La sociología en Cuba no ha vivido un cuento de hadas precisamente. Durante los primeros años del siglo XX estuvo representada por reconocidos intelectuales de izquierda como los profesores universitarios Roberto Agramonte y Enrique José Varona, por sólo citar a dos personalidades que casualmente fueron también rectores de la Universidad de La Habana. En la segunda mitad del siglo ya mencionado, si bien se presagiaba promisoria la evolución de la imaginación sociológica cubana, la implementación mecanicista del marxismo dogmático durante la década de los setenta, y la inflexibilidad burocrática ante el pensamiento crítico de su intelectualidad, disminuyó su impacto científico y social hasta el punto que provocó el cierre de la carrera durante los años 75 y 76. Casi una década y media pasó hasta su reapertura al iniciar la década de los noventa ante el umbral del periodo especial. Ello nos pudiera llevar a pensar a los sociólogos como sujetos surgidos de las crisis, por eso quizás sean intelectuales privilegiados para comprender el cambio social en su máxima expresión, manejándose como verdaderos equilibristas sobre el filo del orden y el caos.
Cuba se adentra en un proceso de cambios y reformas, algunas con mayor impacto que otras, pero lo que resulta evidente es que si bien los economistas, los contadores y los juristas participan de un modo u otro en la potenciación de estas, la utilidad de la perspectiva sociológica no se ha visto representada con igual proporción ¿Será que aún se nos percibe desde el currículo oculto con el que los burócratas miden a los intelectuales? Todo parece indicar que aún persiste cierta mirada prejuiciosa, quizás ello ha condicionado que en nuestro país a estas alturas no exista una asociación de sociólogos, lo que sin duda alguna resultaría notablemente beneficioso para la legitimación de tal ciencia, para la mayor organización y participación de sus intelectuales en el proceso de cambio social que experimenta el país, especialmente cuando uno de las grandes dificultades que se evidencian en las medidas y lineamientos implementados es su preocupante déficit de imaginación sociológica.

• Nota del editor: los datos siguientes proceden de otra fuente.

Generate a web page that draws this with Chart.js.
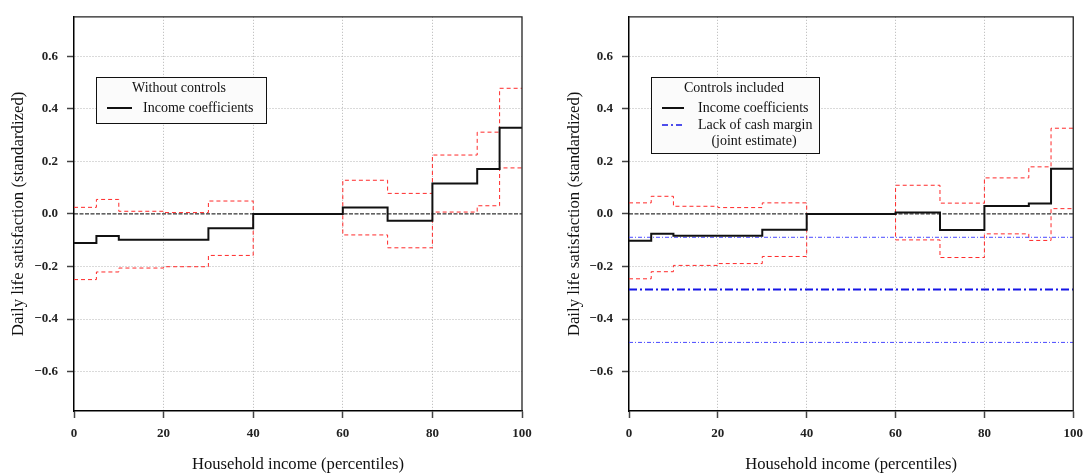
<!DOCTYPE html>
<html><head><meta charset="utf-8">
<script src="https://cdn.jsdelivr.net/npm/chart.js@4/dist/chart.umd.min.js"></script>
<style>
html,body{margin:0;padding:0;background:#fff;}
#wrap{position:relative;width:1091px;height:476px;overflow:hidden;}
canvas{position:absolute;top:0;}
</style></head><body>
<div id="wrap">
<canvas id="c1" width="545" height="476" style="left:0;width:545px;height:476px"></canvas>
<canvas id="c2" width="546" height="476" style="left:545px;width:546px;height:476px"></canvas>
</div>
<script>
// ---- data ----
const binStarts = [0, 5, 10, 20, 30, 40, 60, 70, 80, 90, 95];
const binEnd = 100;

// Panel 1: without controls
const noCtrlCoef  = [-0.111, -0.084, -0.098, -0.098, -0.055, 0, 0.024, -0.026, 0.116, 0.171, 0.328];
const noCtrlUpper = [0.025, 0.055, 0.010, 0.005, 0.049, 0, 0.128, 0.078, 0.224, 0.311, 0.478];
const noCtrlLower = [-0.250, -0.221, -0.206, -0.201, -0.158, 0, -0.080, -0.129, 0.007, 0.031, 0.175];

// Panel 2: controls included
const ctrlCoef  = [-0.102, -0.076, -0.083, -0.083, -0.060, 0, 0.005, -0.061, 0.030, 0.040, 0.172];
const ctrlUpper = [0.042, 0.067, 0.029, 0.024, 0.042, 0, 0.109, 0.041, 0.137, 0.179, 0.326];
const ctrlLower = [-0.247, -0.220, -0.196, -0.189, -0.162, 0, -0.099, -0.166, -0.076, -0.101, 0.020];

// Lack of cash margin (joint estimate) with its interval
const cashMargin      = -0.288;
const cashMarginUpper = -0.089;
const cashMarginLower = -0.489;

const xTicks = [0, 20, 40, 60, 80, 100];
const yTicks = [-0.6, -0.4, -0.2, 0, 0.2, 0.4, 0.6];
const yMin = -0.75, yMax = 0.75;

const xTitle = 'Household income (percentiles)';
const yTitle = 'Daily life satisfaction (standardized)';

// ---- helpers ----
function stepPoints(vals) {
  const pts = binStarts.map((x, i) => ({x: x, y: vals[i]}));
  pts.push({x: binEnd, y: vals[vals.length - 1]});
  return pts;
}
function flatPoints(v) { return [{x: 0, y: v}, {x: binEnd, y: v}]; }

const SERIF = "'Liberation Serif', 'DejaVu Serif', serif";
const RED = '#ff2a2a';

function ciDataset(vals) {
  return {data: stepPoints(vals), stepped: 'before', borderColor: RED, borderWidth: 1,
          borderDash: [4, 3], pointRadius: 0, order: 5};
}
function coefDataset(vals) {
  return {data: stepPoints(vals), stepped: 'before', borderColor: '#111', borderWidth: 2,
          pointRadius: 0, order: 0};
}
function zeroDataset() {
  return {data: flatPoints(0), borderColor: '#000', borderWidth: 1, borderDash: [4, 1.5],
          pointRadius: 0, order: 3};
}

function makeScales(plotLeft, yTitlePad) {
  return {
    x: {
      type: 'linear', min: 0, max: 100,
      afterBuildTicks: s => { s.ticks = xTicks.map(v => ({value: v})); },
      afterFit: s => { s.height = 65; },
      grid: {
        color: c => (c.tick && (c.tick.value === 0 || c.tick.value === 100)) ? 'rgba(0,0,0,0)' : '#b5b5b5',
        lineWidth: 1, tickLength: 7, tickColor: '#444', tickWidth: 1.5, tickBorderDash: []
      },
      border: {display: true, color: '#000', width: 1.5, dash: [1, 2]},
      ticks: {font: {family: SERIF, size: 13, weight: 'bold'}, color: '#222', padding: 8,
              maxRotation: 0, callback: v => String(v)},
      title: {display: true, text: xTitle, font: {family: SERIF, size: 16.6}, color: '#111',
              padding: {top: 0, bottom: 1}}
    },
    y: {
      type: 'linear', min: yMin, max: yMax,
      afterBuildTicks: s => { s.ticks = yTicks.map(v => ({value: v})); },
      afterFit: s => { s.width = plotLeft; },
      grid: {
        color: c => (c.tick && Math.abs(c.tick.value) < 1e-9) ? 'rgba(0,0,0,0)' : '#b5b5b5',
        lineWidth: 1, tickLength: 7, tickColor: '#444', tickWidth: 1.5, tickBorderDash: []
      },
      border: {display: true, color: '#000', width: 1.5, dash: [1, 2]},
      ticks: {font: {family: SERIF, size: 13, weight: 'bold'}, color: '#222', padding: 9,
              callback: v => (v < -1e-9 ? '\u2212' : '') + Math.abs(v).toFixed(1)},
      title: {display: true, text: yTitle, font: {family: SERIF, size: 16.8}, color: '#111',
              padding: {top: yTitlePad, bottom: 0}}
    }
  };
}

// frame around the plotting area
const framePlugin = {
  id: 'frame',
  afterDatasetsDraw(chart) {
    const {ctx, chartArea: a} = chart;
    ctx.save();
    ctx.strokeStyle = '#222';
    ctx.lineWidth = 1.3;
    ctx.setLineDash([]);
    ctx.beginPath();
    ctx.moveTo(a.left, a.top); ctx.lineTo(a.right, a.top); ctx.lineTo(a.right, a.bottom);
    ctx.stroke();
    ctx.restore();
  }
};

function legendPlugin(spec) {
  return {
    id: 'boxLegend',
    afterDraw(chart) {
      const ctx = chart.ctx;
      ctx.save();
      ctx.fillStyle = '#fbfbfb';
      ctx.fillRect(spec.x, spec.y, spec.w, spec.h);
      ctx.strokeStyle = '#111';
      ctx.lineWidth = 1;
      ctx.setLineDash([]);
      ctx.strokeRect(spec.x + 0.5, spec.y + 0.5, spec.w, spec.h);
      ctx.font = '14px ' + SERIF;
      ctx.fillStyle = '#111';
      ctx.textBaseline = 'middle';
      ctx.textAlign = 'center';
      ctx.fillText(spec.title, spec.titleX, spec.titleY);
      spec.items.forEach(it => {
        if (it.line) {
          ctx.save();
          ctx.strokeStyle = it.line.color;
          ctx.lineWidth = it.line.width;
          ctx.setLineDash(it.line.dash || []);
          ctx.beginPath();
          ctx.moveTo(spec.lineX1, it.y); ctx.lineTo(spec.lineX2, it.y);
          ctx.stroke();
          ctx.restore();
        }
        ctx.textAlign = it.center ? 'center' : 'left';
        ctx.fillText(it.text, it.center ? it.cx : spec.textX, it.y);
      });
      ctx.restore();
    }
  };
}

Chart.defaults.animation = false;
Chart.defaults.events = [];
Chart.defaults.plugins.legend.display = false;
Chart.defaults.plugins.tooltip.enabled = false;

// ---- panel 1 ----
new Chart(document.getElementById('c1'), {
  type: 'line',
  data: {datasets: [
    coefDataset(noCtrlCoef),
    zeroDataset(),
    ciDataset(noCtrlUpper),
    ciDataset(noCtrlLower)
  ]},
  options: {
    responsive: false, maintainAspectRatio: false,
    layout: {padding: {top: 10, right: 23, left: 0, bottom: 0}},
    scales: makeScales(74, 9)
  },
  plugins: [framePlugin, legendPlugin({
    x: 96, y: 77, w: 170, h: 46, title: 'Without controls', titleX: 179, titleY: 88,
    lineX1: 107, lineX2: 132, textX: 143,
    items: [{text: 'Income coefficients', y: 108, line: {color: '#111', width: 2}}]
  })]
});

// ---- panel 2 ----
new Chart(document.getElementById('c2'), {
  type: 'line',
  data: {datasets: [
    coefDataset(ctrlCoef),
    zeroDataset(),
    {data: flatPoints(cashMargin), borderColor: '#1515e6', borderWidth: 2, borderDash: [8, 3, 2, 3], pointRadius: 0, order: 2},
    {data: flatPoints(cashMarginUpper), borderColor: '#4a4aff', borderWidth: 1, borderDash: [4, 2, 1, 2], pointRadius: 0, order: 4},
    {data: flatPoints(cashMarginLower), borderColor: '#4a4aff', borderWidth: 1, borderDash: [4, 2, 1, 2], pointRadius: 0, order: 4},
    ciDataset(ctrlUpper),
    ciDataset(ctrlLower)
  ]},
  options: {
    responsive: false, maintainAspectRatio: false,
    layout: {padding: {top: 10, right: 16, left: 0, bottom: 0}},
    scales: makeScales(84, 20)
  },
  plugins: [framePlugin, legendPlugin({
    x: 106, y: 77, w: 168, h: 76, title: 'Controls included', titleX: 189, titleY: 88,
    lineX1: 117, lineX2: 139, textX: 153,
    items: [
      {text: 'Income coefficients', y: 108, line: {color: '#111', width: 2}},
      {text: 'Lack of cash margin', y: 125, line: {color: '#1515e6', width: 1.5, dash: [6, 3, 2, 3]}},
      {text: '(joint estimate)', y: 141, center: true, cx: 209}
    ]
  })]
});
</script>
</body></html>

Tal imaginación es imprescindible para articular las políticas públicas que se adopten con las necesidades y demandas reales de una sociedad que se ha adentrado en un incesante proceso de transformación compleja, que va desde la reconfiguración de su tejido social hasta las representaciones simbólicas y socioculturales. Ello sugiere la urgencia de que se logre un consenso entre la producción de lo político y la ciencia sociológica cubana. Porque de persistir tal divorcio es poco probable que las estrategias de desarrollo endógeno que se ejecuten beneficien a la mayoría de los grupos, estratos y sectores de nuestra sociedad. Al contrario, lo que si se incrementaría seria la desigualdad socioeconómica, la socialización de valores antidemocráticos, y el aumento de los índices de apatía y descompromiso con lo nacional.
Es sumamente interesante ver como la dinámica cubana se acelera y los tiempos se acortan, como regresan los que se fueron, como aún se van los que se quedaron. Por ello no concuerdo con los que argumentan que el país está detenido en el tiempo, ni tampoco con los que manifiestan que las reformas son un éxito total, ello es ser absoluto y partidario de los extremos. Tales criterios sólo se detienen en la epidermis de lo infraestructural, es mirar el almendrón o las guaguas modernas chinas sin sumergirse en el sistema de relaciones sociales que se desarrolla en lo que dura un viaje de Marianao a La Habana Vieja. Es por ello que los burócratas deben educarse en aprender a buscar respuestas en las numerosas investigaciones y tesis de sociología de todo tipo que guardan las bibliotecas universitarias, y los sociólogos por su parte debemos ejercer el pensamiento crítico e implicarnos de una manera directa con los problemas que realmente definen la problemática nacional, sus nuevos fenómenos y sus complejidades, solo así es posible encaminar de modo integral el cambio social para el bien de todos los cubanos.